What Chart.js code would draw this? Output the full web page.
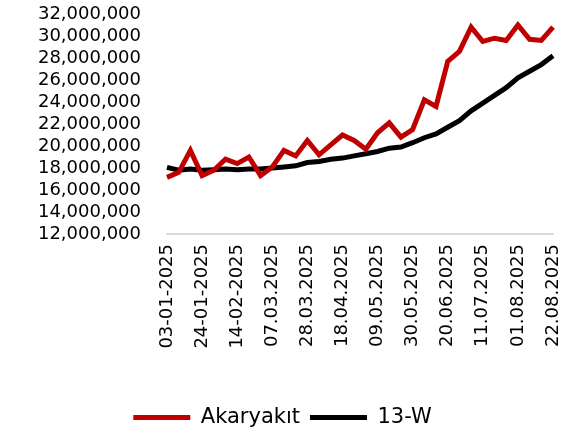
<!DOCTYPE html>
<html><head><meta charset="utf-8">
<script src="https://cdn.jsdelivr.net/npm/chart.js@4"></script>
<style>html,body{margin:0;padding:0;background:#fff}#w{width:565px;height:438px}</style>
</head><body><div id="w"><canvas id="c"></canvas></div>
<script>
const categories = ["03-01-2025","10-01-2025","17-01-2025","24-01-2025","31-01-2025","07-02-2025","14-02-2025","21-02-2025","28-02-2025","07.03.2025","14.03.2025","21.03.2025","28.03.2025","04.04.2025","11.04.2025","18.04.2025","25.04.2025","02.05.2025","09.05.2025","16.05.2025","23.05.2025","30.05.2025","06.06.2025","13.06.2025","20.06.2025","27.06.2025","04.07.2025","11.07.2025","18.07.2025","25.07.2025","01.08.2025","08.08.2025","15.08.2025","22.08.2025"];
const akaryakit = [17.15,17.6,19.6,17.3,17.8,18.8,18.4,19.0,17.3,18.1,19.6,19.1,20.5,19.2,20.1,21.0,20.5,19.7,21.2,22.1,20.8,21.5,24.2,23.6,27.7,28.6,30.8,29.5,29.8,29.6,31.0,29.7,29.6,30.8].map(v=>v*1e6);
const w13 = [18.06,17.8,17.9,17.8,17.85,17.9,17.85,17.9,17.9,18.0,18.1,18.2,18.5,18.6,18.8,18.9,19.1,19.3,19.5,19.8,19.9,20.3,20.75,21.1,21.7,22.3,23.2,23.9,24.6,25.3,26.2,26.8,27.4,28.2].map(v=>v*1e6);
const yTicks = {min:12000000, max:32000000, step:2000000};
const FONT = "DejaVu Sans";
new Chart(document.getElementById('c'), {
  type:'line',
  data:{labels:categories, datasets:[
    {label:'Akaryakıt', data:akaryakit, borderColor:'#C00000', backgroundColor:'#C00000', borderWidth:5, pointRadius:0, tension:0},
    {label:'13-W', data:w13, borderColor:'#000000', backgroundColor:'#000000', borderWidth:5, pointRadius:0, tension:0}
  ]},
  options:{
    responsive:true, maintainAspectRatio:false, animation:false,
    layout:{padding:{top:0,right:0,left:0,bottom:0}},
    plugins:{
      tooltip:{enabled:false},
      legend:{position:'bottom', labels:{color:'#000', font:{family:FONT,size:21}, boxWidth:57, boxHeight:5, padding:10,
        generateLabels:(chart)=>chart.data.datasets.map((d,i)=>({text:d.label, fillStyle:d.borderColor, strokeStyle:d.borderColor, lineWidth:0, datasetIndex:i, fontColor:'#000'}))}}
    },
    scales:{
      x:{offset:false, grid:{display:false, drawTicks:false}, border:{display:true,color:'#d9d9d9',width:2},
        ticks:{autoSkip:false, maxRotation:90, minRotation:90, color:'#000', font:{family:FONT,size:18}, padding:10,
          callback:function(v,i){return i%3===0?this.getLabelForValue(v):'';}},
        afterFit:(s)=>{s.height=163; s.paddingLeft=0; s.paddingRight=12;}},
      y:{min:yTicks.min, max:yTicks.max, grid:{display:false, drawTicks:false}, border:{display:false},
        ticks:{autoSkip:false, stepSize:yTicks.step, color:'#000', font:{family:FONT,size:18}, padding:26,
          callback:(v)=>v.toLocaleString('en-US')},
        afterFit:(s)=>{s.width=167; s.paddingTop=14; s.paddingBottom=0;}}
    }
  }
});
</script></body></html>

→ **Task to carry out**: The answer is one number: how many lines of the material above contain "this".

→ **Written reply**: 2